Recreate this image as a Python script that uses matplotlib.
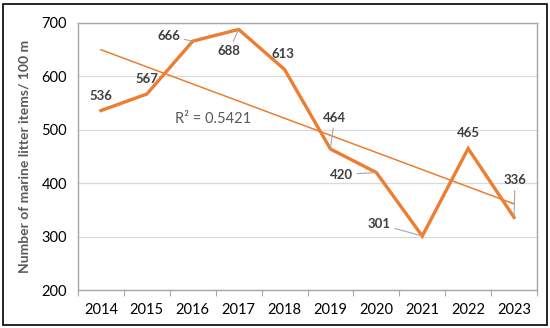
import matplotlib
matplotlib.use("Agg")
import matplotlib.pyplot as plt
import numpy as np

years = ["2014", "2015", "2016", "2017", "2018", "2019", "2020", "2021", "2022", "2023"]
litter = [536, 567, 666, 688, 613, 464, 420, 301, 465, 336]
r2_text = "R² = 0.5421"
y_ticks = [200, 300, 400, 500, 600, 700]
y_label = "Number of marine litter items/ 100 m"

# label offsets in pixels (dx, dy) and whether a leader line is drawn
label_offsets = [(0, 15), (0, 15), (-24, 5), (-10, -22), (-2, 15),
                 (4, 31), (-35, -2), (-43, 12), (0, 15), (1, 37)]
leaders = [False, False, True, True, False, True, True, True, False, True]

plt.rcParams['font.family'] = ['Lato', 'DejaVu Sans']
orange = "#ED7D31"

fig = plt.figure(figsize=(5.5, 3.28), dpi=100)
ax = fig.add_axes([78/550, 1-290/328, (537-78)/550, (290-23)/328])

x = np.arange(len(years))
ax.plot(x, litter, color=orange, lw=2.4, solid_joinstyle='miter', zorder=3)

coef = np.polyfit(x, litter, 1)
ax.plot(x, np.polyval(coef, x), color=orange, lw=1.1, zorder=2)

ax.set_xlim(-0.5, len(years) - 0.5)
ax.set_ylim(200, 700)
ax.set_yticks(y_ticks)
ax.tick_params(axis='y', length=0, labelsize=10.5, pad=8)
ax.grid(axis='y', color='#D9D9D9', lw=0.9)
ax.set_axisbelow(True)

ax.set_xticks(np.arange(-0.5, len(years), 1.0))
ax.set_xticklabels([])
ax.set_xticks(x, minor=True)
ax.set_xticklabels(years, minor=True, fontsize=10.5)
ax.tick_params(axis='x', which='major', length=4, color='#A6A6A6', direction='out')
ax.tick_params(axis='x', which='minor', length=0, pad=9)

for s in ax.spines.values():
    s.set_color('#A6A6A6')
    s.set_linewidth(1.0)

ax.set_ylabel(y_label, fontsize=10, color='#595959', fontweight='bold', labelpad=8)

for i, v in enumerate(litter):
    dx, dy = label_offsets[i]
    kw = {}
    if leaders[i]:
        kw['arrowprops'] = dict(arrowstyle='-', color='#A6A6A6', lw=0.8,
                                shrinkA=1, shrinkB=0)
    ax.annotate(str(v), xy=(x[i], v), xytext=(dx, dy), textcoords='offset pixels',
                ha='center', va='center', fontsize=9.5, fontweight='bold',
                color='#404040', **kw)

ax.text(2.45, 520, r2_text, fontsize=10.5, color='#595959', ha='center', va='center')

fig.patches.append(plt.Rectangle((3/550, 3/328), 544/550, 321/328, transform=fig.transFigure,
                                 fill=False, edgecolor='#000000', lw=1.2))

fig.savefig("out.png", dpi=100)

....

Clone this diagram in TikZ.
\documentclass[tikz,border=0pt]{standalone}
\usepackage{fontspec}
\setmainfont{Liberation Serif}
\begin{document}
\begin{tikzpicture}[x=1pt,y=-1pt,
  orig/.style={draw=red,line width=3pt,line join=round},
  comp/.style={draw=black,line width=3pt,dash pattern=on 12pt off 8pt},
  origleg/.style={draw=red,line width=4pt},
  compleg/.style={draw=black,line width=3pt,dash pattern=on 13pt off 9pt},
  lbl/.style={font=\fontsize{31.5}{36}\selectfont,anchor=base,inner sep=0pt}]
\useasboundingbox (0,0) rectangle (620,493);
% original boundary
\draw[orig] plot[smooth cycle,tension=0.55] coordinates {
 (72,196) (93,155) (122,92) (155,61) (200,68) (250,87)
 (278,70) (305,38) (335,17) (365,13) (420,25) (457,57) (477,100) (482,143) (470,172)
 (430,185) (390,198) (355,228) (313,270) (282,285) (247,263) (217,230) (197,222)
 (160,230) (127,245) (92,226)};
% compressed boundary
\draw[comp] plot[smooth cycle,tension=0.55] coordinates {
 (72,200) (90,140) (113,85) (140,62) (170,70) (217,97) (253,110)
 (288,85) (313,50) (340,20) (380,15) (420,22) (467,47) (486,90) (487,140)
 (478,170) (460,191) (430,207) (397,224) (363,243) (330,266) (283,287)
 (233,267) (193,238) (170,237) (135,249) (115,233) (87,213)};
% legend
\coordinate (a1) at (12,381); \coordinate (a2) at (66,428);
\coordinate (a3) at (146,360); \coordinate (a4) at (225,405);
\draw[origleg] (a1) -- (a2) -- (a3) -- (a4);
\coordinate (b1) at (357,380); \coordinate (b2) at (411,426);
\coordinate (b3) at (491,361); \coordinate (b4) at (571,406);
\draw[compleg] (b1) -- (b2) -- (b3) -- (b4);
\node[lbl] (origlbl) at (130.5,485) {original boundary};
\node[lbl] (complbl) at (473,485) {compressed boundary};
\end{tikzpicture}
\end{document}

....

Starting at the line with "Recreate this image" and ending at the line with "of marine litter", copy each line exactly, both ends included. Do not copy the pictures.

Recreate this image as a Python script that uses matplotlib.
import matplotlib
matplotlib.use("Agg")
import matplotlib.pyplot as plt
import numpy as np

years = ["2014", "2015", "2016", "2017", "2018", "2019", "2020", "2021", "2022", "2023"]
litter = [536, 567, 666, 688, 613, 464, 420, 301, 465, 336]
r2_text = "R² = 0.5421"
y_ticks = [200, 300, 400, 500, 600, 700]
y_label = "Number of marine litter items/ 100 m"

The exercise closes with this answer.